History is written by the winners. Opponents of the Constitution have long been dismissed as being motivated by fear of outsiders, narrow self-interest, and localized concerns. It used to be thought that most of the critics fought against the Constitution because its superior court system and prohibitions on paper money would force them to pay their lawful debts. And of course there was some of that. But Ms. Maier emphasizes that the overriding concern of the Constitution’s opponents was with the defense of liberty against federal overreach and the lack of proper representation of the people.

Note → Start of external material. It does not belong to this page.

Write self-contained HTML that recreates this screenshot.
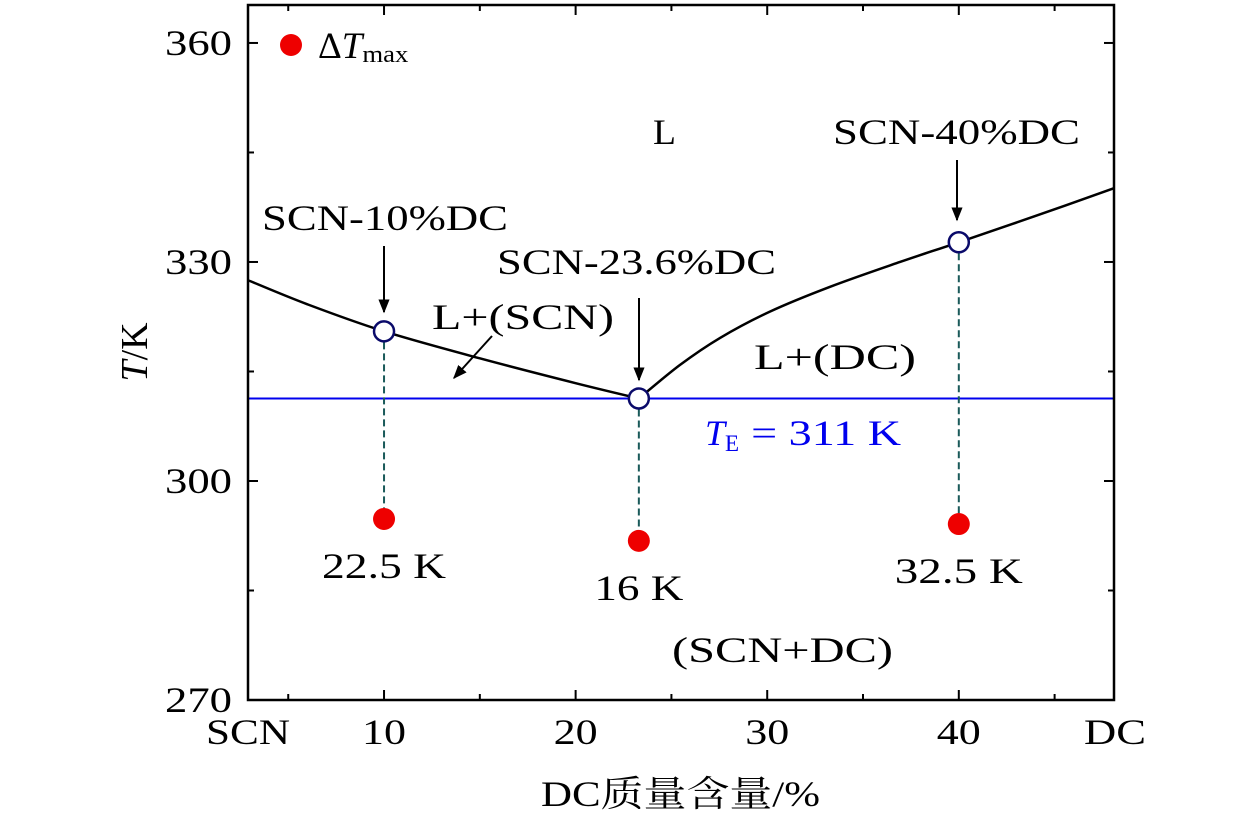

Still more interesting: Federalists shared these concerns. The vast majority on both sides of the issue wanted a decentralized federal system of limited government, responsive to the people and protective of their rights. The difference was over how to achieve this. As Ms. Maier tells the story, the Constitution’s critics sought more to improve the plan through amendments than to scuttle it, and to a great extent they succeeded. Not only did they obtain amendments, which we call the Bill of Rights, but the critics also won a host of other assurances: states would retain their autonomy; the federal government would be allowed to impose few taxes other than tariffs; and the nation would rely mostly on state militias rather than a large standing army. All of these concessions addressed Anti-Federalist demands or concerns.
Far more than the Constitutional Convention, the ratification debates touched on fundamental questions of liberty and order, and their relation to centralization and practical democracy. The immediate concerns of the young nation were resolved—the Constitution was ratified, with amendments. But those fundamental questions would recur, as fundamental questions always do, at key junctures of history when citizens feel the need for guidance about how to carry forward what Washington called “the experiment entrusted to the hands of the American people.” We seem to live in such a time.
Mr. McConnell, a former federal judge, is the Richard & Frances Mallery Professor and Director of the Constitutional Law Center at Stanford Law School, and a Senior Fellow at the Hoover Institution.